## INSTRUCTIONS TO FOLLOW
From the listing below, copy word for word every line starting at the one that includes "Write the Chart.js code for this chart." and ending at the one that includes "const elements = ['Ca', 'K', 'Mg', 'Na', 'P', 'S'];"; the pictures are omitted.

## MATERIAL PROVIDED
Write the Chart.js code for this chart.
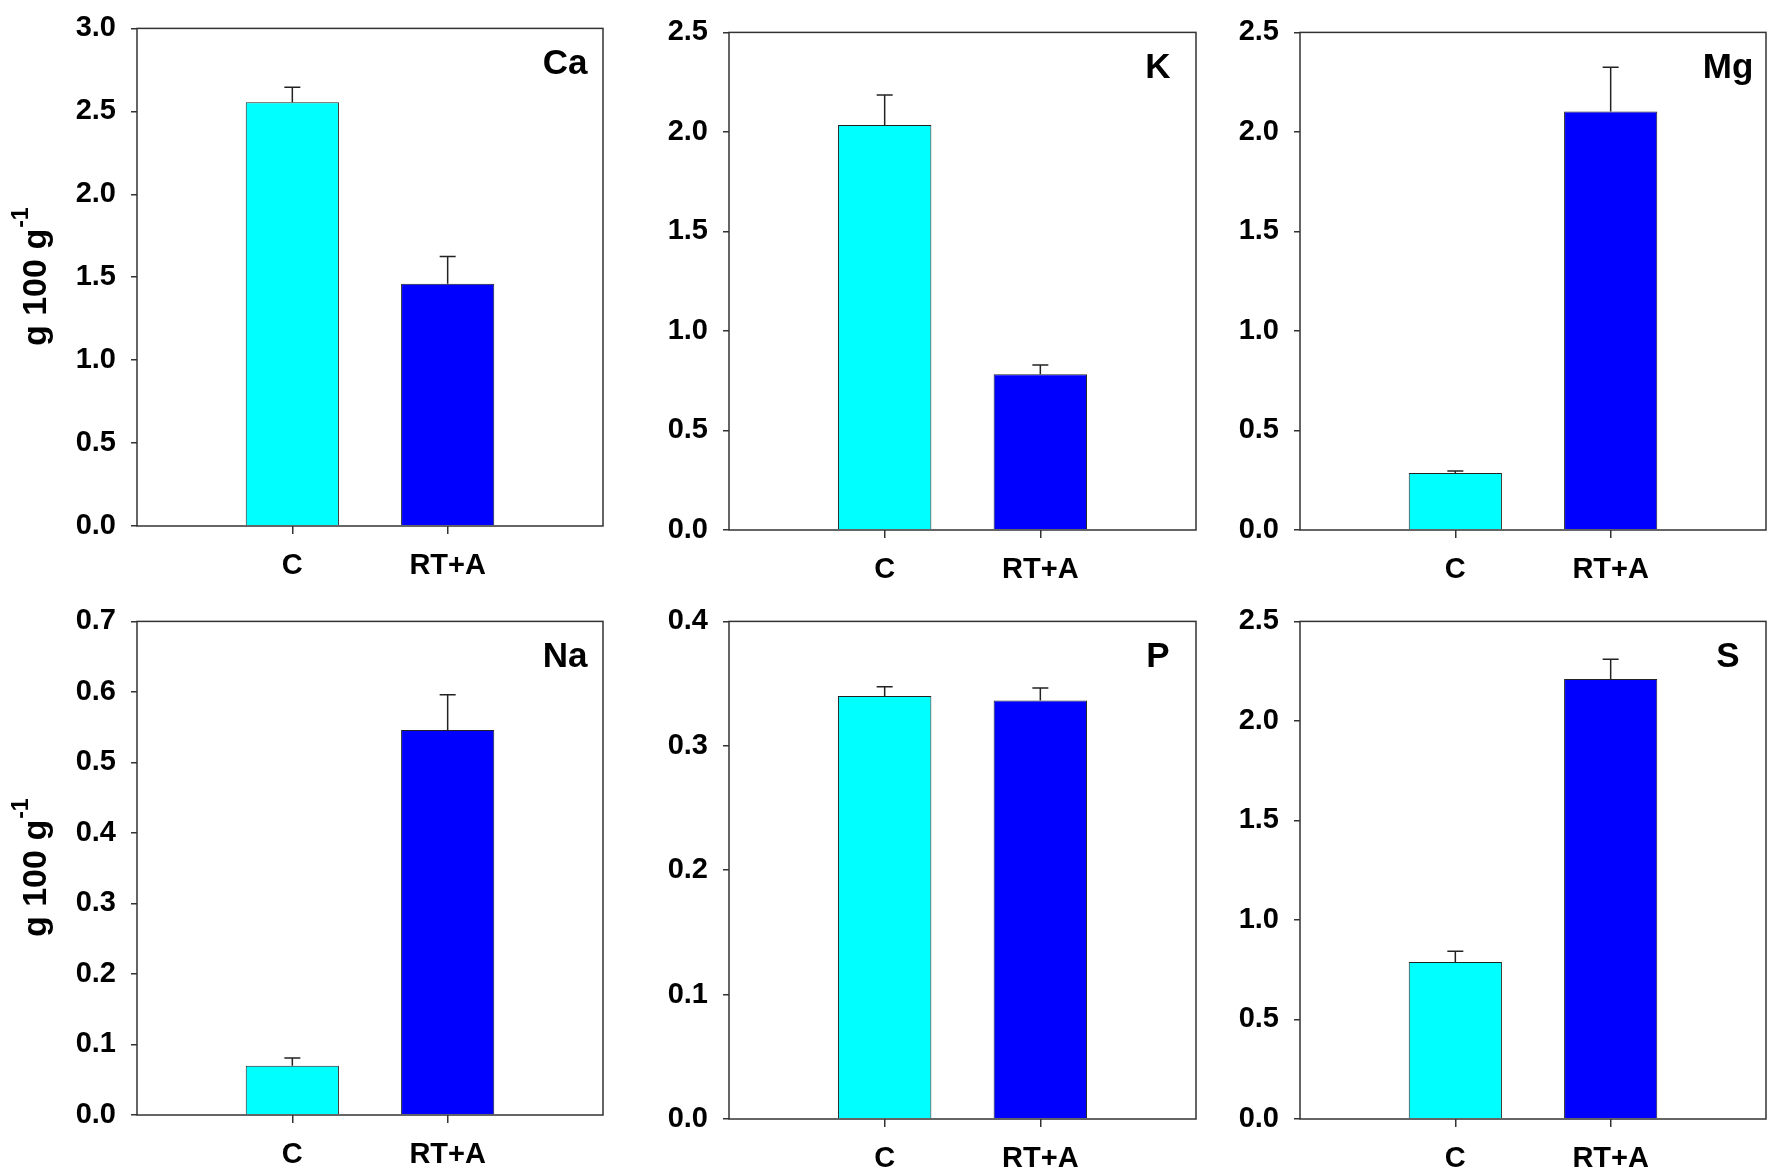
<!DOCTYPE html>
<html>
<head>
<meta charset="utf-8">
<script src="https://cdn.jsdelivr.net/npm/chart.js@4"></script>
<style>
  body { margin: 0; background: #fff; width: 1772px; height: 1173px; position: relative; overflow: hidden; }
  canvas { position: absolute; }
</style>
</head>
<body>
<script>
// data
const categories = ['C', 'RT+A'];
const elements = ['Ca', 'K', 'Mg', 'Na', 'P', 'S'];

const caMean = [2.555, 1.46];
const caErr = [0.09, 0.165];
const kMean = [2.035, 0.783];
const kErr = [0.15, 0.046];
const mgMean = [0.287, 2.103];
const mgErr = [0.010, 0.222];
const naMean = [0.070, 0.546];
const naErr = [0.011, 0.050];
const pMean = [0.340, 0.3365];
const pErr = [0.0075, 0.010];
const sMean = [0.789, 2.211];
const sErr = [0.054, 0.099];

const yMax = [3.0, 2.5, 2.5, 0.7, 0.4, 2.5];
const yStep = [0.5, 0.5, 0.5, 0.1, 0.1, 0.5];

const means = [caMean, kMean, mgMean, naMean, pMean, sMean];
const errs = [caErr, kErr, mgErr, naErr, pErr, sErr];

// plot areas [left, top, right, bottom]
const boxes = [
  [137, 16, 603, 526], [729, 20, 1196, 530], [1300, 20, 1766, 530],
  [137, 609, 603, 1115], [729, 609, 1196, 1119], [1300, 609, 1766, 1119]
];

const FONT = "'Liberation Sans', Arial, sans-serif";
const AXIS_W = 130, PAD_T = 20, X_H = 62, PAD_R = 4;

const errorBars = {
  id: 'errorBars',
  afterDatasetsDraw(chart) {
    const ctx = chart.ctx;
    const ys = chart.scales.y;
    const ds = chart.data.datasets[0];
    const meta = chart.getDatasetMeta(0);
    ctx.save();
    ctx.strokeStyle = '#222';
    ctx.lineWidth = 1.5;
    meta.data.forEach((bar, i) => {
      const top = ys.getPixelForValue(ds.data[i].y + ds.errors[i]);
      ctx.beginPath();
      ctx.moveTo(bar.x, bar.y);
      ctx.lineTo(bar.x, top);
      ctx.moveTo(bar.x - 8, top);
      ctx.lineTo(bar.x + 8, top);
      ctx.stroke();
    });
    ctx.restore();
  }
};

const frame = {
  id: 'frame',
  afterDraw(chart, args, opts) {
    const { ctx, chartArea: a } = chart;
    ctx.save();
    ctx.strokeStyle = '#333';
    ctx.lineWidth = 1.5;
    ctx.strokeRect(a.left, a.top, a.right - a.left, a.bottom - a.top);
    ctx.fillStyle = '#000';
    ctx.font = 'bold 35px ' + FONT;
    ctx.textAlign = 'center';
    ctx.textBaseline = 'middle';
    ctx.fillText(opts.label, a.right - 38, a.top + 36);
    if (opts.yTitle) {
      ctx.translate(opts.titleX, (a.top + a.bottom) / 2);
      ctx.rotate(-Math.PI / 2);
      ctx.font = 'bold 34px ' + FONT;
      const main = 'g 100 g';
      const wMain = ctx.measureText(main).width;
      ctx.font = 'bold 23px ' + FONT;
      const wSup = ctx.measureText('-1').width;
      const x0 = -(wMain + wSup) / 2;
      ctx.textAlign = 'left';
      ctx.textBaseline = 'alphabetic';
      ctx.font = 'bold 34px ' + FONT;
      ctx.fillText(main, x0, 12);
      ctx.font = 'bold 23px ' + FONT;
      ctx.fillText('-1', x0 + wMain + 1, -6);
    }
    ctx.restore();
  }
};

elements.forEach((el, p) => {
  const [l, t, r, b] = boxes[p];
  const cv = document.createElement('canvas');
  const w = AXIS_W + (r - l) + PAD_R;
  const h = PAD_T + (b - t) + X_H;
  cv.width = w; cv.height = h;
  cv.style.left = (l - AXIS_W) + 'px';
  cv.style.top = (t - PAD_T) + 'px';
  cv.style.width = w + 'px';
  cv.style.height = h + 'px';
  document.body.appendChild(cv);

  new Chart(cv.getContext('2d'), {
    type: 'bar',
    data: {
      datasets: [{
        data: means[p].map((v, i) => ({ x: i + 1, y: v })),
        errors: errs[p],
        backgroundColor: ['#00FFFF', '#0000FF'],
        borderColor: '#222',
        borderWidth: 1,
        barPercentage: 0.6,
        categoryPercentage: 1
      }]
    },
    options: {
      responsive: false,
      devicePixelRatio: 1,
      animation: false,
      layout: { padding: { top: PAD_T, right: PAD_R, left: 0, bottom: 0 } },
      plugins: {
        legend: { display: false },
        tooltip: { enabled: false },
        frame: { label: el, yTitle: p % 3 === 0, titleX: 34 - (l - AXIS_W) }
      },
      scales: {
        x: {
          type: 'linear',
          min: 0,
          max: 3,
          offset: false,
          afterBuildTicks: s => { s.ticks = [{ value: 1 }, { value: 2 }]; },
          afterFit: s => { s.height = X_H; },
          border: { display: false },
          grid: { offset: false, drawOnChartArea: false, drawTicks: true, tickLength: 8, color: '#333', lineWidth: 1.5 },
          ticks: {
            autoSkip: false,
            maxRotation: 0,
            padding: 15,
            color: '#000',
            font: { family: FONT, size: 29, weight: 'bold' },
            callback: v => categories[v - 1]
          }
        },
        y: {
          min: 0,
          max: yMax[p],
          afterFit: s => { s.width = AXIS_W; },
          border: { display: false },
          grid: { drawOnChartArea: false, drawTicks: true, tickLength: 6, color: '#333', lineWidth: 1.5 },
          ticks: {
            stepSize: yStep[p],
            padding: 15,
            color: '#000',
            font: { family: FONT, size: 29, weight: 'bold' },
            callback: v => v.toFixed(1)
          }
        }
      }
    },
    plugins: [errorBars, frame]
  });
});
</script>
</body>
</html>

---

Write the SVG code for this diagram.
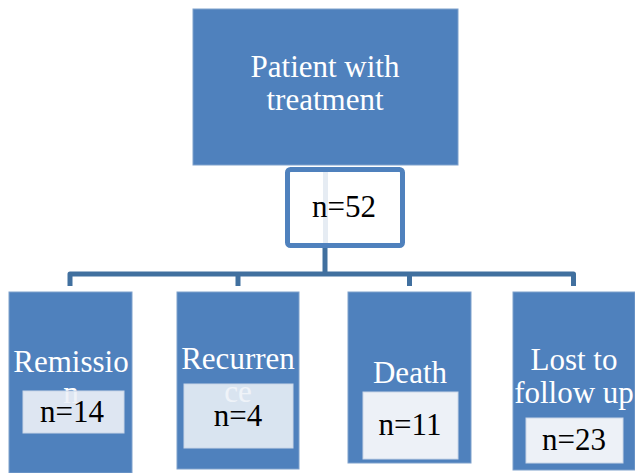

## RESPONSE FOR THIS EXERCISE
Write the Chart.js code for this chart.
<!DOCTYPE html>
<html>
<head>
<meta charset="utf-8">
<script src="https://cdn.jsdelivr.net/npm/chart.js@4"></script>
<style>
  body { margin: 0; background: #fff; width: 1772px; height: 1173px; position: relative; overflow: hidden; }
  canvas { position: absolute; }
</style>
</head>
<body>
<script>
// data
const categories = ['C', 'RT+A'];
const elements = ['Ca', 'K', 'Mg', 'Na', 'P', 'S'];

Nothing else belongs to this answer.